▼▼▼
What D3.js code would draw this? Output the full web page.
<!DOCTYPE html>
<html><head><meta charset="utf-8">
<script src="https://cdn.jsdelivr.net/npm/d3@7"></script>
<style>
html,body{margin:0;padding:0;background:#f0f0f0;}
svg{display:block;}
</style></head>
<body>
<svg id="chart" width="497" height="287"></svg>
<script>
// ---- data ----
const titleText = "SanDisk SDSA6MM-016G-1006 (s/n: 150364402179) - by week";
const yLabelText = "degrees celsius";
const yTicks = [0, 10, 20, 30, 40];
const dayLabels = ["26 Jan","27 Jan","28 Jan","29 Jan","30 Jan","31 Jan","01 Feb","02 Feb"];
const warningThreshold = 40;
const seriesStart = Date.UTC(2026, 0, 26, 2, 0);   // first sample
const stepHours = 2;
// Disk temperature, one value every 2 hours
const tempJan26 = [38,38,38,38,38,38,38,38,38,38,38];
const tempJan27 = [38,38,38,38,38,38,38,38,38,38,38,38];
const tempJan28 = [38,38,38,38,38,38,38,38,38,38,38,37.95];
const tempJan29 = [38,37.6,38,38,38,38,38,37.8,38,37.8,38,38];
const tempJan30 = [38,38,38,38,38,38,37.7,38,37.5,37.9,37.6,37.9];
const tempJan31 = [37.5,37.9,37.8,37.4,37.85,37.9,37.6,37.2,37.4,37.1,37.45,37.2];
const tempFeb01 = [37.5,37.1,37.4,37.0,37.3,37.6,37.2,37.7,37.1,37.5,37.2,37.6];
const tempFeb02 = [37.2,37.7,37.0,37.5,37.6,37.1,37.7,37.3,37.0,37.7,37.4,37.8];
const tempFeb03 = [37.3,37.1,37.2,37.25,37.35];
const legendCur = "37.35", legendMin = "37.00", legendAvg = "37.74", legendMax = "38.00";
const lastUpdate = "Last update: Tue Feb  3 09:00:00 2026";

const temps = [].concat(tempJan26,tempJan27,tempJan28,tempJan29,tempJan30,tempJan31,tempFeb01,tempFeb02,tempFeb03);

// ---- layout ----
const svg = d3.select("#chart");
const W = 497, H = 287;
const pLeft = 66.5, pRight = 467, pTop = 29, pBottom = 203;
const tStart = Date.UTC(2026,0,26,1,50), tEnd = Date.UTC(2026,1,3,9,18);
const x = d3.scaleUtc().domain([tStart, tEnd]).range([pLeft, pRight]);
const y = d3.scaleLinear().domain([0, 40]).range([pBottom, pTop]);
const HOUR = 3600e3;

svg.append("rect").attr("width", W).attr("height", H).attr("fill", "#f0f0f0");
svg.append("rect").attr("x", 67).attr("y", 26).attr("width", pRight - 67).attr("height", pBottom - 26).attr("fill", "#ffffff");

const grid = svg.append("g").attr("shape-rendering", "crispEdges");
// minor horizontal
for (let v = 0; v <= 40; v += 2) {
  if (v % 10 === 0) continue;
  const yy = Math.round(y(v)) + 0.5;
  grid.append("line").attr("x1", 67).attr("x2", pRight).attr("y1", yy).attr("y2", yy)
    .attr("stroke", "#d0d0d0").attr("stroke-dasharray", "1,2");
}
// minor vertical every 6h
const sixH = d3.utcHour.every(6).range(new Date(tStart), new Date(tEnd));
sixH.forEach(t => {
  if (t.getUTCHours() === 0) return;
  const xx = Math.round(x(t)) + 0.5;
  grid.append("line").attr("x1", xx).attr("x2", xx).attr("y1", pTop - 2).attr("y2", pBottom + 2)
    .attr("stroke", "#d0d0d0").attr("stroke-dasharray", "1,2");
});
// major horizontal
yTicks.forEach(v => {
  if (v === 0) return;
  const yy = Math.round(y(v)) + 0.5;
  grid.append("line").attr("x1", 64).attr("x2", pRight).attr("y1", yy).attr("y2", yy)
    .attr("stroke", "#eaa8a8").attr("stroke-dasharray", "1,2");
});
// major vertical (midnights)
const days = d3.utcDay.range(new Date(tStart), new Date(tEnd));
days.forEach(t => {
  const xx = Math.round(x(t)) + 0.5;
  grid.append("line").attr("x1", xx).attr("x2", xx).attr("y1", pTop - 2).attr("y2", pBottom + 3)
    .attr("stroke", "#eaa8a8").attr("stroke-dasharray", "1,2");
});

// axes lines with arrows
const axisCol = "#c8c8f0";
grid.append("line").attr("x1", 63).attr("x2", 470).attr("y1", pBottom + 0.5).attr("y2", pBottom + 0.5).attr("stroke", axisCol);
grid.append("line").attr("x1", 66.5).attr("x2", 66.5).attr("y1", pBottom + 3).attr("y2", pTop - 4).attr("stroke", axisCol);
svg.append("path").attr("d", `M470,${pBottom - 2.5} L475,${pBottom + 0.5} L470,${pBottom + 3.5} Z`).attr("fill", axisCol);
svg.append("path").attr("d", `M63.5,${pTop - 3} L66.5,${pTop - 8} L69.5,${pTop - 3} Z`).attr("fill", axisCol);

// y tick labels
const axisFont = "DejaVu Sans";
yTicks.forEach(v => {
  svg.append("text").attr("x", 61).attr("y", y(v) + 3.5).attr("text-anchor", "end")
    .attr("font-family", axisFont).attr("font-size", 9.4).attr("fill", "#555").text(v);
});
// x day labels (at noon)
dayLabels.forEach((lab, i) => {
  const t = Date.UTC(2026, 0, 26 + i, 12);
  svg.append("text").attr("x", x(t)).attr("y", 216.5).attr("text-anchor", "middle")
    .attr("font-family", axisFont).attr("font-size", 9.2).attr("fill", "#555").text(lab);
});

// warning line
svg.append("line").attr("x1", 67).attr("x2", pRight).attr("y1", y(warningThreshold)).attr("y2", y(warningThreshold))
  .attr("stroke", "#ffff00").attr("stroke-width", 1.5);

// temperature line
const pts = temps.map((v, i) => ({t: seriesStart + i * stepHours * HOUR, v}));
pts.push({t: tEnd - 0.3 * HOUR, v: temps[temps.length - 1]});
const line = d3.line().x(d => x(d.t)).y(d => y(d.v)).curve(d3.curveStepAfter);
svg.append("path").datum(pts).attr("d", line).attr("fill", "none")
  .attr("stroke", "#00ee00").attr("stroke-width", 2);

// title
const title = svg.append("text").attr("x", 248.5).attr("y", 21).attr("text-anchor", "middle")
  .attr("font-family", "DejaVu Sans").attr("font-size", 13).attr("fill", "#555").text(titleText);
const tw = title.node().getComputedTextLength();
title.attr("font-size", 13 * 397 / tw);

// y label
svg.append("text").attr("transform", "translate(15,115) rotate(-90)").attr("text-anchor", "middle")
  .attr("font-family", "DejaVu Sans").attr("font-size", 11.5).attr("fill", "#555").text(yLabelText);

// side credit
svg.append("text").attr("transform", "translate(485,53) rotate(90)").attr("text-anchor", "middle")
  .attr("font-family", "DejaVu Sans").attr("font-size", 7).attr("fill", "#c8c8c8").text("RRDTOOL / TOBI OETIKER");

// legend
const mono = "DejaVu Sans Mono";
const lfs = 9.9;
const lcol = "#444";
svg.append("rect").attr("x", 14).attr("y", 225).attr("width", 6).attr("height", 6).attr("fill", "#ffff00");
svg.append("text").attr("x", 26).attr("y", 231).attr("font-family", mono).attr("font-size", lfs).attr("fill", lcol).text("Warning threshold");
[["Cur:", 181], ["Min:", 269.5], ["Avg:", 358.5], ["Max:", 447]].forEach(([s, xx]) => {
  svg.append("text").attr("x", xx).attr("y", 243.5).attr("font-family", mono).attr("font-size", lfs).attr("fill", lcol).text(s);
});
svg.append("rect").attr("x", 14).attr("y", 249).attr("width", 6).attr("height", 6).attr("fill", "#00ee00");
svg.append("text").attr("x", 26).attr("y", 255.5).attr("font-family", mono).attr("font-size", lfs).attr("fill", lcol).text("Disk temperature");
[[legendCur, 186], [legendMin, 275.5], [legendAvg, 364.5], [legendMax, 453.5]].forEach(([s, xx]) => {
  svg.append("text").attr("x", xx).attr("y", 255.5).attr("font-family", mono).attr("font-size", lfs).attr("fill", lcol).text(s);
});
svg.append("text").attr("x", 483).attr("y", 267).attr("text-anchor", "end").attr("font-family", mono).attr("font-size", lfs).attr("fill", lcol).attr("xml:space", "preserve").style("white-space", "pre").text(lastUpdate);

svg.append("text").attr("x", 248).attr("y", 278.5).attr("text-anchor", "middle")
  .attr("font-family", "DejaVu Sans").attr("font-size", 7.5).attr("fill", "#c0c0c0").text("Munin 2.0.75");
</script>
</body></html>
▲▲▲
Everything from the first line of the material through the line containing "update: Tue Feb" is to be printed exactly; lines after that are to be left out.

What D3.js code would draw this? Output the full web page.
<!DOCTYPE html>
<html><head><meta charset="utf-8">
<script src="https://cdn.jsdelivr.net/npm/d3@7"></script>
<style>
html,body{margin:0;padding:0;background:#f0f0f0;}
svg{display:block;}
</style></head>
<body>
<svg id="chart" width="497" height="287"></svg>
<script>
// ---- data ----
const titleText = "SanDisk SDSA6MM-016G-1006 (s/n: 150364402179) - by week";
const yLabelText = "degrees celsius";
const yTicks = [0, 10, 20, 30, 40];
const dayLabels = ["26 Jan","27 Jan","28 Jan","29 Jan","30 Jan","31 Jan","01 Feb","02 Feb"];
const warningThreshold = 40;
const seriesStart = Date.UTC(2026, 0, 26, 2, 0);   // first sample
const stepHours = 2;
// Disk temperature, one value every 2 hours
const tempJan26 = [38,38,38,38,38,38,38,38,38,38,38];
const tempJan27 = [38,38,38,38,38,38,38,38,38,38,38,38];
const tempJan28 = [38,38,38,38,38,38,38,38,38,38,38,37.95];
const tempJan29 = [38,37.6,38,38,38,38,38,37.8,38,37.8,38,38];
const tempJan30 = [38,38,38,38,38,38,37.7,38,37.5,37.9,37.6,37.9];
const tempJan31 = [37.5,37.9,37.8,37.4,37.85,37.9,37.6,37.2,37.4,37.1,37.45,37.2];
const tempFeb01 = [37.5,37.1,37.4,37.0,37.3,37.6,37.2,37.7,37.1,37.5,37.2,37.6];
const tempFeb02 = [37.2,37.7,37.0,37.5,37.6,37.1,37.7,37.3,37.0,37.7,37.4,37.8];
const tempFeb03 = [37.3,37.1,37.2,37.25,37.35];
const legendCur = "37.35", legendMin = "37.00", legendAvg = "37.74", legendMax = "38.00";
const lastUpdate = "Last update: Tue Feb  3 09:00:00 2026";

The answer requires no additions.